Warrantless GPS Tracking Unconstitutional, Supreme Court Rules

01/23/2012 01:24 pm ET | Updated Jan 24, 2012

WASHINGTON -- The installation of a GPS tracking device onto a suspect's car constitutes a search -- and therefore could require a warrant -- the Supreme Court unanimously held on Monday morning. The justices, however, employed radically different rationales to come to their answer, leaving unsettled the question of how much protection one may expect from the Fourth Amendment in the digital age.

The case, United States v. Jones, arose from the Washington, D.C., police department's use of evidence gathered from Antoine Jones' car that tied him to a stash house in Maryland. A trial court convicted Jones and sentenced him to life in prison, but the U.S. Court of Appeals for the D.C. Circuit reversed, finding that the police's gathering of evidence after its warrant for the GPS tracking had expired violated the Fourth Amendment.

When Jones arrived at the Supreme Court, the justices faced the difficult question of how far the government can go in monitoring a person's movements in an age when modern technology may have eroded a person's reasonable expectation of privacy, which is the linchpin of modern Fourth Amendment case law.

But Justice Antonin Scalia, commanding five justices' votes, sidestepped the question altogether by resorting to the more narrow view of the Fourth Amendment that prevailed prior to 1967, when Katz v. United States introduced the "reasonable expectation of privacy" test.

"The text of the Fourth Amendment," wrote Scalia, "reflects its close connection to property, since otherwise it would have referred simply to 'the right of the people to be secure against unreasonable searches and seizures'; the phrase 'in their persons, houses, papers, and effects' would have been superfluous."

Because a vehicle is an "effect," Scalia wrote, the government committed a “physical intrusion [that] would have been considered a 'search' within the meaning of the Fourth Amendment when it was adopted."

Scalia was joined by Chief Justice John Roberts and Justices Anthony Kennedy, Clarence Thomas, and Sonia Sotomayor, but his reasoning met stiff opposition from Justice Samuel Alito, who wrote a separate concurrence on behalf of Justices Ruth Bader Ginsburg, Stephen Breyer, and Elena Kagan.

Acting out a division exposed during oral argument in November, Alito called Scalia's decision to apply "18th-century tort law" to 21st-century technology "unwise."

"It is almost impossible to think of late-18th-century situations that are analogous to what took place in this case," wrote Alito. In a parenthetical that closely resembled his sarcastic attacks from the bench on Scalia's originalist jurisprudence, Alito wrote, "Is it possible to imagine a case in which a constable secreted himself somewhere in a coach and remained there for a period of time in order to monitor the movements of the coach’s owner?" To do so, Alito answered in a footnote, "would have required either a gigantic coach, a very tiny constable, or both -- not to mention a constable with incredible fortitude and patience."
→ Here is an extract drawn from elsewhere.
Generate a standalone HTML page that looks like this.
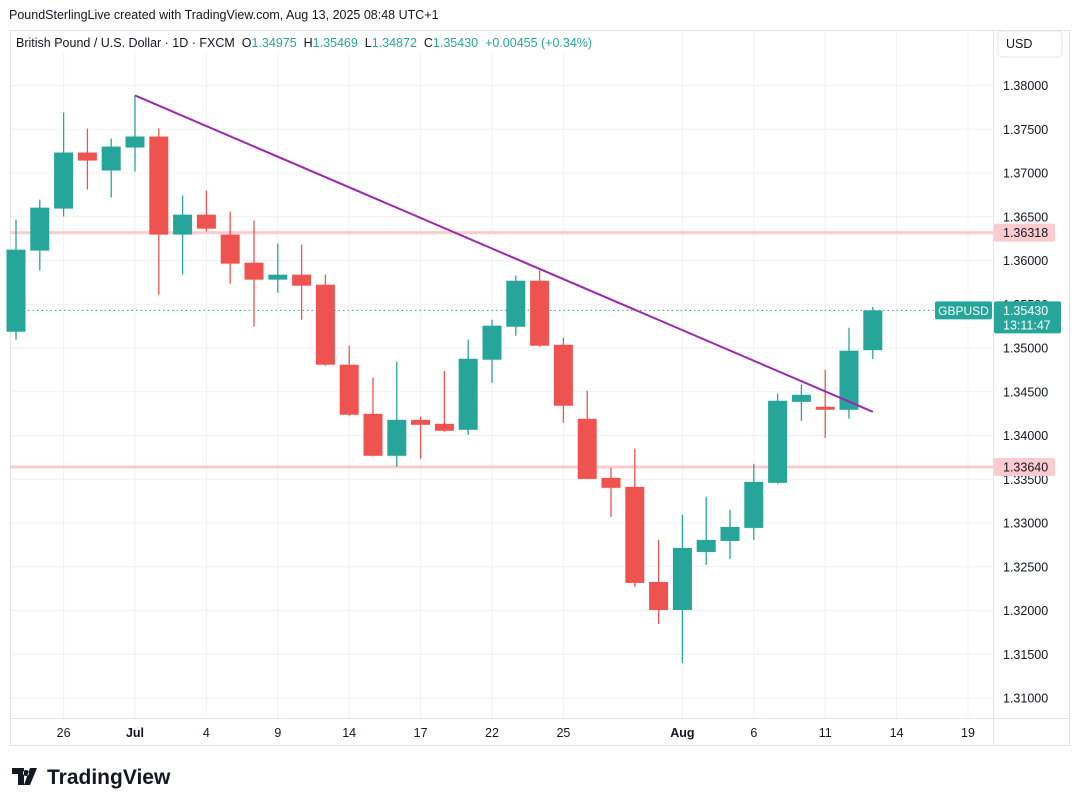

Snark aside, Alito mounted a vigorous defense of modern Fourth Amendment law, which decoupled itself from the old-fashioned trespass-based rule to protect more ethereal, but no less invasive, governmental intrusions on privacy -- including wiretapped phone conversations and, for at least the four members signing Alito's concurrence and one who joined Scalia, long-term GPS monitoring of one's vehicle.

In a solo concurrence, Justice Sotomayor defended her signing onto Scalia's conservative opinion by saying it was sufficient to decide the present case, but went on to enunciate a muscularly liberal Fourth Amendment vision for non-physical searches.

She suggested that the Court's rulings that a person "has no reasonable expectation of privacy in information voluntarily disclosed to third parties" were "ill suited to the digital age."

"People disclose the phone numbers that they dial or text to their cellular providers; the URLs that they visit and the e-mail addresses with which they correspond to their Internet service providers; and the books, groceries, and medications they purchase to online retailers," Sotomayor wrote. "I for one doubt that people would accept without complaint the warrantless disclosure to the Government of a list of every Web site they had visited in the last week, month, or year."